In Liu et al. (2023), "Lost in the Middle: How Language Models Use Long Contexts" (arXiv:2307.03172), the authors show that LLM accuracy drops by roughly 20 percentage points when the relevant passage sits in the middle of a long retrieval window instead of at the edges. That is not a model problem you can prompt-engineer away. It is a retrieval problem your system inherits silently.
Production RAG stacks compound this. The Ragas evaluation framework (Es et al., 2023, arXiv:2309.15217) breaks retrieval quality into four orthogonal axes — faithfulness, answer relevance, context precision, and context recall — and finds that most live systems score below 0.7 on at least two of them when measured against held-out user questions. The dominant failure mode is not hallucination; it is the model dutifully answering from the wrong fragment.
Teams almost never instrument for this. Anthropic's 2024 retrieval-grounded report, Stanford's HELM benchmark, and the OpenAI Evals corpus all converge on the same observation: the bug is rarely in the model. It is in what the model was handed. And the handoff happens inside infrastructure most teams treat as a black box.
The minimum useful instrumentation is the join between (query, retrieved_ids, generated_answer, cited_ids). Without that join you cannot ask the only question that matters when a user complains: which fragment caused this answer? With it, you can replay the failure deterministically and you can score every production query against the four Ragas axes nightly.

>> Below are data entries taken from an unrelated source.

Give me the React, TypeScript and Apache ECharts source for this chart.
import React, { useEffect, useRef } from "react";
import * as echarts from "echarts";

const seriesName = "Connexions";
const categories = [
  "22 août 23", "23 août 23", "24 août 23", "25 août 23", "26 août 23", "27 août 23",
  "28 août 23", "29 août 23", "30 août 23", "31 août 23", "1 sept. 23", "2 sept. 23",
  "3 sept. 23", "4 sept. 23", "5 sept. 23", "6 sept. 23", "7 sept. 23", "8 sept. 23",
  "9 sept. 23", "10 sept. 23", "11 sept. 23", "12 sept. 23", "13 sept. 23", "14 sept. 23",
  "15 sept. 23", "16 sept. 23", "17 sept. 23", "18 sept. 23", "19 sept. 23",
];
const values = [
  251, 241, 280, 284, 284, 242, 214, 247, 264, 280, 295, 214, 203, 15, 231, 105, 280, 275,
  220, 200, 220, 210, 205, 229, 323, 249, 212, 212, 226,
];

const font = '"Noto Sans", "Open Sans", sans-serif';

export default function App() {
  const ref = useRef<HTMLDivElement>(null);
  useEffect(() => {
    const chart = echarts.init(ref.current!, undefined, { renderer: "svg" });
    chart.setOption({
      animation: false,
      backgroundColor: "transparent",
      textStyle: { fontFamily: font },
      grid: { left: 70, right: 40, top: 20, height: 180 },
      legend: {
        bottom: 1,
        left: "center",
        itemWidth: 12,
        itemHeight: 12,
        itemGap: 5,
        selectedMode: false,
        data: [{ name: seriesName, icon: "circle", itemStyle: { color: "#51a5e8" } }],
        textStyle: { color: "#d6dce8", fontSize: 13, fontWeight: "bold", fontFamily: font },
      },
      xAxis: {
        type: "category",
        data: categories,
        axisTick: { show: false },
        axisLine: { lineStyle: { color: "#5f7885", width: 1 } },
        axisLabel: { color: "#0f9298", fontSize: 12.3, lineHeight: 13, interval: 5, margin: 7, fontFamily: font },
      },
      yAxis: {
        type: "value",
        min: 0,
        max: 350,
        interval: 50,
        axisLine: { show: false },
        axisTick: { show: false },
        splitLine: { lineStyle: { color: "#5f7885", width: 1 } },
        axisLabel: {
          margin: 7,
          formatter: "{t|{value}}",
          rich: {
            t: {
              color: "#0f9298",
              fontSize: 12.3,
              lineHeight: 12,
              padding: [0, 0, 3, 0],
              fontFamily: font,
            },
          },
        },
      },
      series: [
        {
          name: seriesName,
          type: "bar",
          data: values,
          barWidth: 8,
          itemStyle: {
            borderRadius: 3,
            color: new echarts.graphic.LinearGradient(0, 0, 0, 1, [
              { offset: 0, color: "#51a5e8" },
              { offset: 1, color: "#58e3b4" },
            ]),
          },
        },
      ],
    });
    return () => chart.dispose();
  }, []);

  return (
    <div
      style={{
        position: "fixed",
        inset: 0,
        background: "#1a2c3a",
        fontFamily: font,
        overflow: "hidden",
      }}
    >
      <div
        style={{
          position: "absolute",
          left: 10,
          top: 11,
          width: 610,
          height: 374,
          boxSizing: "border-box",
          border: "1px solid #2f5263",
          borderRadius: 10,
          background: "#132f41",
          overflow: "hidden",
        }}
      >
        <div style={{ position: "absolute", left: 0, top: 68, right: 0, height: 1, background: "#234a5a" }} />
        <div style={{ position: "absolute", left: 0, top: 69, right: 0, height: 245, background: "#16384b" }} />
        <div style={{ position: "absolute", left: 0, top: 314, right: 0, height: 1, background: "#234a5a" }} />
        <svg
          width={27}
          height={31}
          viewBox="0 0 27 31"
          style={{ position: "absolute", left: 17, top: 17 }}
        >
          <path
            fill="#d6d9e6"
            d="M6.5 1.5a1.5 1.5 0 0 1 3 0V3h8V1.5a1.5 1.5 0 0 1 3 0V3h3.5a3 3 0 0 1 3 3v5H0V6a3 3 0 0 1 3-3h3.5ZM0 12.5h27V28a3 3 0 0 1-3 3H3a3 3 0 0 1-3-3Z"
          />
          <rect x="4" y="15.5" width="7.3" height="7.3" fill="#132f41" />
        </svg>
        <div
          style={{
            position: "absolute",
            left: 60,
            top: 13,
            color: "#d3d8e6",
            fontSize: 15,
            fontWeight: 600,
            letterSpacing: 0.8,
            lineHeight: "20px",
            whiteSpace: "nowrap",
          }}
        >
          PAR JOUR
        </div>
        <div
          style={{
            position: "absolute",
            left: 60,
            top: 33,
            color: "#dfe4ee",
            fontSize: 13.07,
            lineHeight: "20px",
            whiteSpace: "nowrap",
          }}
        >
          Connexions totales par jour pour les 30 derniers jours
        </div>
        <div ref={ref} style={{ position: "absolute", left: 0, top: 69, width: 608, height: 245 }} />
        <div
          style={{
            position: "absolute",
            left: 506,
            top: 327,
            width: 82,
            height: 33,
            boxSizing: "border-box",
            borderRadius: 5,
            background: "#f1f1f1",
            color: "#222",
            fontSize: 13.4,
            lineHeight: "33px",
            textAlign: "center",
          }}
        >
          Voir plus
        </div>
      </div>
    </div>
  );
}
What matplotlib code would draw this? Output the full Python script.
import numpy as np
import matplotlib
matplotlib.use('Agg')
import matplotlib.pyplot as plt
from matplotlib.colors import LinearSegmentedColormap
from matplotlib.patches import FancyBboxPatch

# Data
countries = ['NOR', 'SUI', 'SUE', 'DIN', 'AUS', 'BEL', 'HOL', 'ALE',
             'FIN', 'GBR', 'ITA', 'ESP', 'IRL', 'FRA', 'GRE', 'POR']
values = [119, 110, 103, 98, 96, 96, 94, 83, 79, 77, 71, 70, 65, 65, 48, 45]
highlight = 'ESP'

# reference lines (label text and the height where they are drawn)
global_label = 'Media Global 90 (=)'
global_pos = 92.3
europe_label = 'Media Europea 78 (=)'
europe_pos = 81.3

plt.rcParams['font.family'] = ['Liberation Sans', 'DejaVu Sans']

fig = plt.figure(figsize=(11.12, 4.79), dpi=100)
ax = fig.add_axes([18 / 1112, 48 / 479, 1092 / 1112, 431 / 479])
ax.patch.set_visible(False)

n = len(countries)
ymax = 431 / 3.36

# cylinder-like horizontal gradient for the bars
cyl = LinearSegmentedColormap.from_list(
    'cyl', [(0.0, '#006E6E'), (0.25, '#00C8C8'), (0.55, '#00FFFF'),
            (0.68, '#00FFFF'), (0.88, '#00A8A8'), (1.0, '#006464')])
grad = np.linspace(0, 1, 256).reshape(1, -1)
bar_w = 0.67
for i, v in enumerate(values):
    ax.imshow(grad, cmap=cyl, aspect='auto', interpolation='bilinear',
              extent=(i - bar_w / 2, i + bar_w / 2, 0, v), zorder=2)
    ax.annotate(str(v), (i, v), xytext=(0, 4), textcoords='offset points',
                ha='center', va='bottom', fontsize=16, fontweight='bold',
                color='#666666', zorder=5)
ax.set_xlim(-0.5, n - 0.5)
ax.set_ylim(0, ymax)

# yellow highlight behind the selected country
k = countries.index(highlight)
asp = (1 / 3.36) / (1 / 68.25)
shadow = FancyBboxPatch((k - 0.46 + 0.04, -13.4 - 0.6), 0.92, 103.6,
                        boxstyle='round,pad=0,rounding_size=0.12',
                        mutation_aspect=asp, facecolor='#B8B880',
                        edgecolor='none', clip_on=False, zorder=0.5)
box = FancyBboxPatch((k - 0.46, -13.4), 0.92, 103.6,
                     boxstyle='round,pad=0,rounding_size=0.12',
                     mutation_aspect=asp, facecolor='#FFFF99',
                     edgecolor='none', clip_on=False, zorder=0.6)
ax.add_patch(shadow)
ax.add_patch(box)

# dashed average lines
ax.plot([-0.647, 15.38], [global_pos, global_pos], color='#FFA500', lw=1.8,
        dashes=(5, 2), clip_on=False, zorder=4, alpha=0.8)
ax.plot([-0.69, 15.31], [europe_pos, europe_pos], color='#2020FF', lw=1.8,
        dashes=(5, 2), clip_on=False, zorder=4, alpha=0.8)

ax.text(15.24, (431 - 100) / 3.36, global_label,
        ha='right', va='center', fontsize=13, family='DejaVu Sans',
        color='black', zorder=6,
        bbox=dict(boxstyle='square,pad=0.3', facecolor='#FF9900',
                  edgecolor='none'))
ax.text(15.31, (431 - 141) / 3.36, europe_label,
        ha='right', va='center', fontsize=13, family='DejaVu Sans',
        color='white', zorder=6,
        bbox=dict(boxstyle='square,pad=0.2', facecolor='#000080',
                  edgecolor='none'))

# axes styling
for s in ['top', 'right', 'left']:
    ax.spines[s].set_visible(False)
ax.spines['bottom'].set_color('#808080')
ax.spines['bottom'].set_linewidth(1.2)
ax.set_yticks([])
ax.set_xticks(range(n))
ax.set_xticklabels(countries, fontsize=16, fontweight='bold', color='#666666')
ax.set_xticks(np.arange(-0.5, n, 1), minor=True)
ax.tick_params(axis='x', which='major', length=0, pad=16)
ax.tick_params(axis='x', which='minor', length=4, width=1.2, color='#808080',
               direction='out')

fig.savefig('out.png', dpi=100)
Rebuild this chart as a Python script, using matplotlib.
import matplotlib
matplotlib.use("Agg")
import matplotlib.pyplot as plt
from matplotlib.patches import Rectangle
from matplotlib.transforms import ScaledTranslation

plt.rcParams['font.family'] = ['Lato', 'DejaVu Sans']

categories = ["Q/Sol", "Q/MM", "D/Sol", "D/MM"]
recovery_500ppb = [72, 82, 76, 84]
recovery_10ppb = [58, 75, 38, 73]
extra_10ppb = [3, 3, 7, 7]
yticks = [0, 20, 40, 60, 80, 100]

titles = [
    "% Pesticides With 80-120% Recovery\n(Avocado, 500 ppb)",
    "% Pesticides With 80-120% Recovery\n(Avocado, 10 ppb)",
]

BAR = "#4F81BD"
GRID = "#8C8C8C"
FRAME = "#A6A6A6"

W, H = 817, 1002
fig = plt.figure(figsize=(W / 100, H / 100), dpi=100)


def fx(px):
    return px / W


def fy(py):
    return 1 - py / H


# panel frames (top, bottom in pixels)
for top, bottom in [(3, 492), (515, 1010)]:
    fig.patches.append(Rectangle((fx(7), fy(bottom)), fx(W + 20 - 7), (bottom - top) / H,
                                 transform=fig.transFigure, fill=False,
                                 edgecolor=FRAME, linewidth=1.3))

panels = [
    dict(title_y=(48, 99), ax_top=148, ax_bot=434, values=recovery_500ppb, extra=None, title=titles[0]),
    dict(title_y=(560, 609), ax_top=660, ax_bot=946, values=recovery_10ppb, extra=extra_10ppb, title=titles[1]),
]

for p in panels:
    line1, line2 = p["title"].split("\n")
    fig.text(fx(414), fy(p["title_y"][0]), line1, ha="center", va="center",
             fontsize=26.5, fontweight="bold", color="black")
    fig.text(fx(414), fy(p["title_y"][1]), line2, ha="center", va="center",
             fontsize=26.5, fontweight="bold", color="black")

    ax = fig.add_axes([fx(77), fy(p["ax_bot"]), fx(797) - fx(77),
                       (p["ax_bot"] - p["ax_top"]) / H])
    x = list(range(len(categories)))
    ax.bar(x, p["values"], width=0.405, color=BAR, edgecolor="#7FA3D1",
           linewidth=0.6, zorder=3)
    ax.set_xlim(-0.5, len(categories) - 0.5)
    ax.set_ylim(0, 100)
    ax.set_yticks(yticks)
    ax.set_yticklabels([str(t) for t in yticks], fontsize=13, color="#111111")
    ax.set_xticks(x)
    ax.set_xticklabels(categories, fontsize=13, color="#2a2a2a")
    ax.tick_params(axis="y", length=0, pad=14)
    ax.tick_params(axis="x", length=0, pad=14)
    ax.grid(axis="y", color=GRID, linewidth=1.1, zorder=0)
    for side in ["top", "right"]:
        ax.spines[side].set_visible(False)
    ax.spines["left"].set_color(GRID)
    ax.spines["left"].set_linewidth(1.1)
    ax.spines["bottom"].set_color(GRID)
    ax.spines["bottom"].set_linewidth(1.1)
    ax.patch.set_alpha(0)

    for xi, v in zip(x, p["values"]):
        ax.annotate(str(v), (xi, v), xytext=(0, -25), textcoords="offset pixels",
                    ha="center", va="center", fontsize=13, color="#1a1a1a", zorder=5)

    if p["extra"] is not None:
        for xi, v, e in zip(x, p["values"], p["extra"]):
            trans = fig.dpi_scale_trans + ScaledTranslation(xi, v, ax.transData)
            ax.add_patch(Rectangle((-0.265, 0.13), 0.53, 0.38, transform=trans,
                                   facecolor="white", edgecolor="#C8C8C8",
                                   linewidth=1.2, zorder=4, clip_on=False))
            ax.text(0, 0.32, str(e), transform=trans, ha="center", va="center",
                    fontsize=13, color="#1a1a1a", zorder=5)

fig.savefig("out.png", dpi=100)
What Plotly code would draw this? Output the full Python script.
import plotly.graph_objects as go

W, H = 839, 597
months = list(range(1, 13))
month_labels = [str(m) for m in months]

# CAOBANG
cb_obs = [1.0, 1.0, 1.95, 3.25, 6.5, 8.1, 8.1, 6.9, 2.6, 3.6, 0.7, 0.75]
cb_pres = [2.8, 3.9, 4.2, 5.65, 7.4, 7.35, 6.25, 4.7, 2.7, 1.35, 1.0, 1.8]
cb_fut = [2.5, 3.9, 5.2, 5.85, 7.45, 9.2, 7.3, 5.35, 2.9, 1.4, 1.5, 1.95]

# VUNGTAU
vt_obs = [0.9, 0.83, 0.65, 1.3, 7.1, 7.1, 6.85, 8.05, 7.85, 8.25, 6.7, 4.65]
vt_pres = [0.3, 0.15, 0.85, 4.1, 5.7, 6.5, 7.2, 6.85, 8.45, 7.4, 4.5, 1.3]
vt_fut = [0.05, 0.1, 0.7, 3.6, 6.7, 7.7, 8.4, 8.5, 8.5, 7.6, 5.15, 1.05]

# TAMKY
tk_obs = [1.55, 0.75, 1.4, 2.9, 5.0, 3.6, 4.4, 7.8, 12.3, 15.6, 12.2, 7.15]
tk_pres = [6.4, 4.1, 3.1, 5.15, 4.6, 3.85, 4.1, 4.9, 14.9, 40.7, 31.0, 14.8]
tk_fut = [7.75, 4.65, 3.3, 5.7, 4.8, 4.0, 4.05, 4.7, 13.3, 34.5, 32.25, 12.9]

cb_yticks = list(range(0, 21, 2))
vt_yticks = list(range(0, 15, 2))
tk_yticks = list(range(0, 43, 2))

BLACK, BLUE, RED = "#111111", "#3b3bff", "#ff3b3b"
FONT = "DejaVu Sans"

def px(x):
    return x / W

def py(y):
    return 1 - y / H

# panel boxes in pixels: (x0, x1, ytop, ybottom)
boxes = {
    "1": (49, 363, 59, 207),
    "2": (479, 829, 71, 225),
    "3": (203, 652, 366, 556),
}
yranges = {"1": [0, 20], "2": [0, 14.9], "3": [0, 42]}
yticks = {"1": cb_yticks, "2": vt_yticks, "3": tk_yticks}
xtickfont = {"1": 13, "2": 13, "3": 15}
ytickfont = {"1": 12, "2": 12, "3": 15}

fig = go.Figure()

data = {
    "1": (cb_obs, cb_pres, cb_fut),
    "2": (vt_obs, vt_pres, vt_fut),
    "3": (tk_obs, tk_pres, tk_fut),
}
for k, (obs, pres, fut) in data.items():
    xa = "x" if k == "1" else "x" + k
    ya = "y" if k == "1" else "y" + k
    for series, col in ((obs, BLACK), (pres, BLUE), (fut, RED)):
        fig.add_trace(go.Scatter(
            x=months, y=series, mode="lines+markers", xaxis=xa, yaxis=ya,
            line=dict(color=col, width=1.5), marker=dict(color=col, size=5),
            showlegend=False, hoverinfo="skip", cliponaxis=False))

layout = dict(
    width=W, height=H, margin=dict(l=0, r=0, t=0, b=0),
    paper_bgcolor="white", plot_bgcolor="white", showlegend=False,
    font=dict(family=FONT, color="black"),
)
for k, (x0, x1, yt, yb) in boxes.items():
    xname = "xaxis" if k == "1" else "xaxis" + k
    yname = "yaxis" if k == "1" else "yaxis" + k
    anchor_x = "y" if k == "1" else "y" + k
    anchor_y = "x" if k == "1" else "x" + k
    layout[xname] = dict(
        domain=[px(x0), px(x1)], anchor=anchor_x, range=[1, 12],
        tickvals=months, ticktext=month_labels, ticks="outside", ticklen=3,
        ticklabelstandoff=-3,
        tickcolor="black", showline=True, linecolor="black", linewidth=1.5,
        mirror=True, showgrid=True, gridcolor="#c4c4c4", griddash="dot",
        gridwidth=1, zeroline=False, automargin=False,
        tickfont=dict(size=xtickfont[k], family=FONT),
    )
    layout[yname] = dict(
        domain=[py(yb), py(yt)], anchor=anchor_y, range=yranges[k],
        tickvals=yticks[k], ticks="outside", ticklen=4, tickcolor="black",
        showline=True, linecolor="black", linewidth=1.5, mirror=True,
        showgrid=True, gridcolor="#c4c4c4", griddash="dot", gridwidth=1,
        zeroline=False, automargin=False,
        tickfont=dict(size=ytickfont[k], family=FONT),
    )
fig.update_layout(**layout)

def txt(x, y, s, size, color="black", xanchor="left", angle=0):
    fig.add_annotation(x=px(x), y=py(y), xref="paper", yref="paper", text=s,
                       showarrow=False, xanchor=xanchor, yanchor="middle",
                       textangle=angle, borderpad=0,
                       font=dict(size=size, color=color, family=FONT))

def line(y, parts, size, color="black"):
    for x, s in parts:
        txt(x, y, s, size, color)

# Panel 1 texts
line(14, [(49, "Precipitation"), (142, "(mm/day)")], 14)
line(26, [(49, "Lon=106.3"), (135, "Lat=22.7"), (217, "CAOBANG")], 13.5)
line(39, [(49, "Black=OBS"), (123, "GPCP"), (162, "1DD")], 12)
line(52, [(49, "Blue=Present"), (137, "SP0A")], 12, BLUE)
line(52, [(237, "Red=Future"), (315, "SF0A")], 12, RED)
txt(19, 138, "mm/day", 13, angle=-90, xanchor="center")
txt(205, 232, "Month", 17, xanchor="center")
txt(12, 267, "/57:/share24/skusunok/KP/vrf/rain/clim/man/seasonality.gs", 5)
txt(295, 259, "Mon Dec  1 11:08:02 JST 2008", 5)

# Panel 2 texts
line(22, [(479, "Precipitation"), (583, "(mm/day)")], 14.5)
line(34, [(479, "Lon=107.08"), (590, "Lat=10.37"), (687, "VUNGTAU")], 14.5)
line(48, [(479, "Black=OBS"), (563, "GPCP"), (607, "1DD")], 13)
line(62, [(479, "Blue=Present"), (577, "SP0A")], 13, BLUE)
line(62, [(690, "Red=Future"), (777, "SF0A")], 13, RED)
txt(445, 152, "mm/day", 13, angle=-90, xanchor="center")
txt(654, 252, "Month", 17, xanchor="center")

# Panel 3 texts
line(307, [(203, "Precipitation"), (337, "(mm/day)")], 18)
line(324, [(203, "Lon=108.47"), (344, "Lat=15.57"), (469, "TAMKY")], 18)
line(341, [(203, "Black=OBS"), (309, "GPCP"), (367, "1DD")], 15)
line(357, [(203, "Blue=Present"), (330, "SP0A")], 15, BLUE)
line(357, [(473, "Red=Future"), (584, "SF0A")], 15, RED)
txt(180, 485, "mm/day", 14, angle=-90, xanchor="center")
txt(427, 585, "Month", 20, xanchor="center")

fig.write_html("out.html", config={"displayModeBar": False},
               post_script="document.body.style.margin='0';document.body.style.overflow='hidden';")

A few teams ship this themselves on top of OpenTelemetry. Most do not — building it competes with feature work and the value only shows up the first time a customer reports a bad answer. Tools like Ragas, TruLens, and Buzo cover this layer out of the box; pick whichever fits your stack, but pick something. The cost of catching one regression before it ships pays the integration back many times over.
The deeper point: retrieval observability is not a metric, it is a habit. The teams that recover fastest from a bad-answer incident are the ones whose dashboards already show every retrieval-to-answer chain — not the ones who add logging after the fire.